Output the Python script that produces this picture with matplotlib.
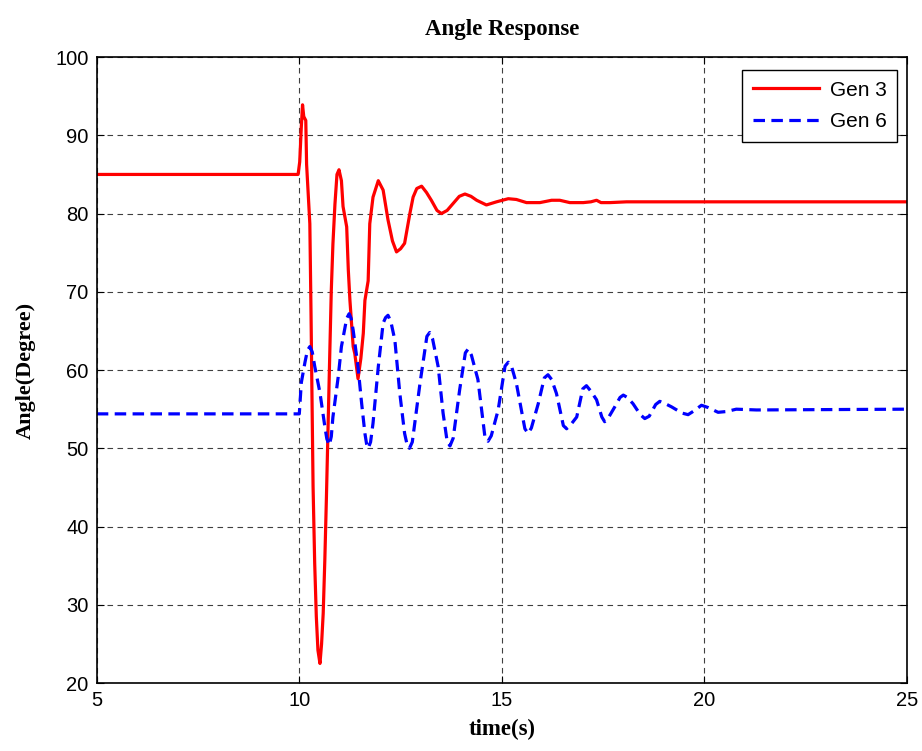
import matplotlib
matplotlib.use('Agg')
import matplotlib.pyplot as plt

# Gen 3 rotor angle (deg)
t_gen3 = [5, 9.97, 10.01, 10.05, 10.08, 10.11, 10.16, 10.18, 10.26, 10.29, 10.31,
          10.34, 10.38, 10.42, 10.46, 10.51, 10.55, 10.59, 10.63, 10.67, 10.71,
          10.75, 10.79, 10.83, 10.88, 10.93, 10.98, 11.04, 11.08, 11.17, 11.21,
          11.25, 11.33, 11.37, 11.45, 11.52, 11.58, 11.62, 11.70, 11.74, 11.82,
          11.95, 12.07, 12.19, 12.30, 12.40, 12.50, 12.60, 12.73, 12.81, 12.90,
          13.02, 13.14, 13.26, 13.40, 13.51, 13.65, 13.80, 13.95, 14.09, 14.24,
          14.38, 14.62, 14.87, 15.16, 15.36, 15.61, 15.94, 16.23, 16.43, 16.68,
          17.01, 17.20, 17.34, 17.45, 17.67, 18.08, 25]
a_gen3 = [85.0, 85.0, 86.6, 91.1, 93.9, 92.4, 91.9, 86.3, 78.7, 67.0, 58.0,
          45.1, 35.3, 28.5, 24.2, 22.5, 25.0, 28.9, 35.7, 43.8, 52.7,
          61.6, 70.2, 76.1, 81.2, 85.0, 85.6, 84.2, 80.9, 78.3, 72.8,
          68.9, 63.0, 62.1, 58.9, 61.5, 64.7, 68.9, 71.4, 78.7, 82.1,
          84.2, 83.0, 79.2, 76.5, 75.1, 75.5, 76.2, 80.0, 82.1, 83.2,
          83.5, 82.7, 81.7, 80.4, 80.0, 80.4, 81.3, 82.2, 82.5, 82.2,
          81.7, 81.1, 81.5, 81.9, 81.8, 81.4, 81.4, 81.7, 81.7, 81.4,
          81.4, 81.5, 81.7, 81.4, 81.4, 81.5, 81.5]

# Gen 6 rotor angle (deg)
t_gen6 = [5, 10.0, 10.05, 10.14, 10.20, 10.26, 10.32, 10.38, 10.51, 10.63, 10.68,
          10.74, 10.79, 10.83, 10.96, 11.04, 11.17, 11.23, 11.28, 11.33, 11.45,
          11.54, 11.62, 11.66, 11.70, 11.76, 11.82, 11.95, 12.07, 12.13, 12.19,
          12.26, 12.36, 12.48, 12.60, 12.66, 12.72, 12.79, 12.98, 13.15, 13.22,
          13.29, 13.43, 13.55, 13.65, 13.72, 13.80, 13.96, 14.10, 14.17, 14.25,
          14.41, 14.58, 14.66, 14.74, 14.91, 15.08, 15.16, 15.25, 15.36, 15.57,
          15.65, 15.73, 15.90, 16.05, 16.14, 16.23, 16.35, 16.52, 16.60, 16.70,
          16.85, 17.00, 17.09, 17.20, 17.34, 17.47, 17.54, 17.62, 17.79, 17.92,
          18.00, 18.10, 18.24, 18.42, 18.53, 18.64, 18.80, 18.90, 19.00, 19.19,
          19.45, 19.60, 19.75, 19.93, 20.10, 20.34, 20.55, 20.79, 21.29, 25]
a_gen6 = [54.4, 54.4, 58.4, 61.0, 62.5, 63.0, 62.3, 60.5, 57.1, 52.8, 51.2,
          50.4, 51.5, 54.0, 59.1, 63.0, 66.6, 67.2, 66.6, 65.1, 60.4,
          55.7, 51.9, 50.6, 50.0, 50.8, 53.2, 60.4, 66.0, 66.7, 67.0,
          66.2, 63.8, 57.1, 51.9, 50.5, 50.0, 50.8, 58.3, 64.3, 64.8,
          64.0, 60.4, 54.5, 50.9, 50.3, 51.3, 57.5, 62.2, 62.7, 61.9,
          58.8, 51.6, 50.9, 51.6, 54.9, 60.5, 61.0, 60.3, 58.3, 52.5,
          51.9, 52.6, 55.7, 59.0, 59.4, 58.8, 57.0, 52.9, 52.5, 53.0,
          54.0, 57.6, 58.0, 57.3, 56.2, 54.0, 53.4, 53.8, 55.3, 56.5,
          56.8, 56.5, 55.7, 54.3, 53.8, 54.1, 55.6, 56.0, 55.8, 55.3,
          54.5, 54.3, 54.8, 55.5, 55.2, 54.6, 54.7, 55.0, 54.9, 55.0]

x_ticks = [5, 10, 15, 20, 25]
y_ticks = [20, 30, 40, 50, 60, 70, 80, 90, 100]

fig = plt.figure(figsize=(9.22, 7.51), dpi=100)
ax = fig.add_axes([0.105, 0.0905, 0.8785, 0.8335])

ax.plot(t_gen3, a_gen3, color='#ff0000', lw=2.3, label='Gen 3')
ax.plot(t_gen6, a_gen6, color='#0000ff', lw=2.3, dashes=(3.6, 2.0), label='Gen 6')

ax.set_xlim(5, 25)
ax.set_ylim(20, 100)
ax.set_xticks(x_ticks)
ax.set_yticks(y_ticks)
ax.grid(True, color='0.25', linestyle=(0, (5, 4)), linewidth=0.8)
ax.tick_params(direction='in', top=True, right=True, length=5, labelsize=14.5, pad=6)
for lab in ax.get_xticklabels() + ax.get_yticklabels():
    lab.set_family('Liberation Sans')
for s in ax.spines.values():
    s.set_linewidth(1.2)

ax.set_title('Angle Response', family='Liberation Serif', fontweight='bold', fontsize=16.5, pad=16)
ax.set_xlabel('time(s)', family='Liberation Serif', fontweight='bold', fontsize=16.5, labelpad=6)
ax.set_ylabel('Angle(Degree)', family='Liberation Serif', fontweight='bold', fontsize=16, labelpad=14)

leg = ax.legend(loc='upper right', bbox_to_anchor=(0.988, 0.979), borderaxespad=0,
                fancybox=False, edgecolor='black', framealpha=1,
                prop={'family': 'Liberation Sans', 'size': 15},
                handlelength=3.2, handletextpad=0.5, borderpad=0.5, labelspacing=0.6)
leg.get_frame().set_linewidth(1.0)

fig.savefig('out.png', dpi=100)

........

» **What to work on**: Transcribe the listing above verbatim. Omit the pictures.

» **Complete output**:
Output the Python script that produces this picture with matplotlib.
import matplotlib
matplotlib.use('Agg')
import matplotlib.pyplot as plt

# Gen 3 rotor angle (deg)
t_gen3 = [5, 9.97, 10.01, 10.05, 10.08, 10.11, 10.16, 10.18, 10.26, 10.29, 10.31,
          10.34, 10.38, 10.42, 10.46, 10.51, 10.55, 10.59, 10.63, 10.67, 10.71,
          10.75, 10.79, 10.83, 10.88, 10.93, 10.98, 11.04, 11.08, 11.17, 11.21,
          11.25, 11.33, 11.37, 11.45, 11.52, 11.58, 11.62, 11.70, 11.74, 11.82,
          11.95, 12.07, 12.19, 12.30, 12.40, 12.50, 12.60, 12.73, 12.81, 12.90,
          13.02, 13.14, 13.26, 13.40, 13.51, 13.65, 13.80, 13.95, 14.09, 14.24,
          14.38, 14.62, 14.87, 15.16, 15.36, 15.61, 15.94, 16.23, 16.43, 16.68,
          17.01, 17.20, 17.34, 17.45, 17.67, 18.08, 25]
a_gen3 = [85.0, 85.0, 86.6, 91.1, 93.9, 92.4, 91.9, 86.3, 78.7, 67.0, 58.0,
          45.1, 35.3, 28.5, 24.2, 22.5, 25.0, 28.9, 35.7, 43.8, 52.7,
          61.6, 70.2, 76.1, 81.2, 85.0, 85.6, 84.2, 80.9, 78.3, 72.8,
          68.9, 63.0, 62.1, 58.9, 61.5, 64.7, 68.9, 71.4, 78.7, 82.1,
          84.2, 83.0, 79.2, 76.5, 75.1, 75.5, 76.2, 80.0, 82.1, 83.2,
          83.5, 82.7, 81.7, 80.4, 80.0, 80.4, 81.3, 82.2, 82.5, 82.2,
          81.7, 81.1, 81.5, 81.9, 81.8, 81.4, 81.4, 81.7, 81.7, 81.4,
          81.4, 81.5, 81.7, 81.4, 81.4, 81.5, 81.5]

# Gen 6 rotor angle (deg)
t_gen6 = [5, 10.0, 10.05, 10.14, 10.20, 10.26, 10.32, 10.38, 10.51, 10.63, 10.68,
          10.74, 10.79, 10.83, 10.96, 11.04, 11.17, 11.23, 11.28, 11.33, 11.45,
          11.54, 11.62, 11.66, 11.70, 11.76, 11.82, 11.95, 12.07, 12.13, 12.19,
          12.26, 12.36, 12.48, 12.60, 12.66, 12.72, 12.79, 12.98, 13.15, 13.22,
          13.29, 13.43, 13.55, 13.65, 13.72, 13.80, 13.96, 14.10, 14.17, 14.25,
          14.41, 14.58, 14.66, 14.74, 14.91, 15.08, 15.16, 15.25, 15.36, 15.57,
          15.65, 15.73, 15.90, 16.05, 16.14, 16.23, 16.35, 16.52, 16.60, 16.70,
          16.85, 17.00, 17.09, 17.20, 17.34, 17.47, 17.54, 17.62, 17.79, 17.92,
          18.00, 18.10, 18.24, 18.42, 18.53, 18.64, 18.80, 18.90, 19.00, 19.19,
          19.45, 19.60, 19.75, 19.93, 20.10, 20.34, 20.55, 20.79, 21.29, 25]
a_gen6 = [54.4, 54.4, 58.4, 61.0, 62.5, 63.0, 62.3, 60.5, 57.1, 52.8, 51.2,
          50.4, 51.5, 54.0, 59.1, 63.0, 66.6, 67.2, 66.6, 65.1, 60.4,
          55.7, 51.9, 50.6, 50.0, 50.8, 53.2, 60.4, 66.0, 66.7, 67.0,
          66.2, 63.8, 57.1, 51.9, 50.5, 50.0, 50.8, 58.3, 64.3, 64.8,
          64.0, 60.4, 54.5, 50.9, 50.3, 51.3, 57.5, 62.2, 62.7, 61.9,
          58.8, 51.6, 50.9, 51.6, 54.9, 60.5, 61.0, 60.3, 58.3, 52.5,
          51.9, 52.6, 55.7, 59.0, 59.4, 58.8, 57.0, 52.9, 52.5, 53.0,
          54.0, 57.6, 58.0, 57.3, 56.2, 54.0, 53.4, 53.8, 55.3, 56.5,
          56.8, 56.5, 55.7, 54.3, 53.8, 54.1, 55.6, 56.0, 55.8, 55.3,
          54.5, 54.3, 54.8, 55.5, 55.2, 54.6, 54.7, 55.0, 54.9, 55.0]

x_ticks = [5, 10, 15, 20, 25]
y_ticks = [20, 30, 40, 50, 60, 70, 80, 90, 100]

fig = plt.figure(figsize=(9.22, 7.51), dpi=100)
ax = fig.add_axes([0.105, 0.0905, 0.8785, 0.8335])

ax.plot(t_gen3, a_gen3, color='#ff0000', lw=2.3, label='Gen 3')
ax.plot(t_gen6, a_gen6, color='#0000ff', lw=2.3, dashes=(3.6, 2.0), label='Gen 6')

ax.set_xlim(5, 25)
ax.set_ylim(20, 100)
ax.set_xticks(x_ticks)
ax.set_yticks(y_ticks)
ax.grid(True, color='0.25', linestyle=(0, (5, 4)), linewidth=0.8)
ax.tick_params(direction='in', top=True, right=True, length=5, labelsize=14.5, pad=6)
for lab in ax.get_xticklabels() + ax.get_yticklabels():
    lab.set_family('Liberation Sans')
for s in ax.spines.values():
    s.set_linewidth(1.2)

ax.set_title('Angle Response', family='Liberation Serif', fontweight='bold', fontsize=16.5, pad=16)
ax.set_xlabel('time(s)', family='Liberation Serif', fontweight='bold', fontsize=16.5, labelpad=6)
ax.set_ylabel('Angle(Degree)', family='Liberation Serif', fontweight='bold', fontsize=16, labelpad=14)

leg = ax.legend(loc='upper right', bbox_to_anchor=(0.988, 0.979), borderaxespad=0,
                fancybox=False, edgecolor='black', framealpha=1,
                prop={'family': 'Liberation Sans', 'size': 15},
                handlelength=3.2, handletextpad=0.5, borderpad=0.5, labelspacing=0.6)
leg.get_frame().set_linewidth(1.0)

fig.savefig('out.png', dpi=100)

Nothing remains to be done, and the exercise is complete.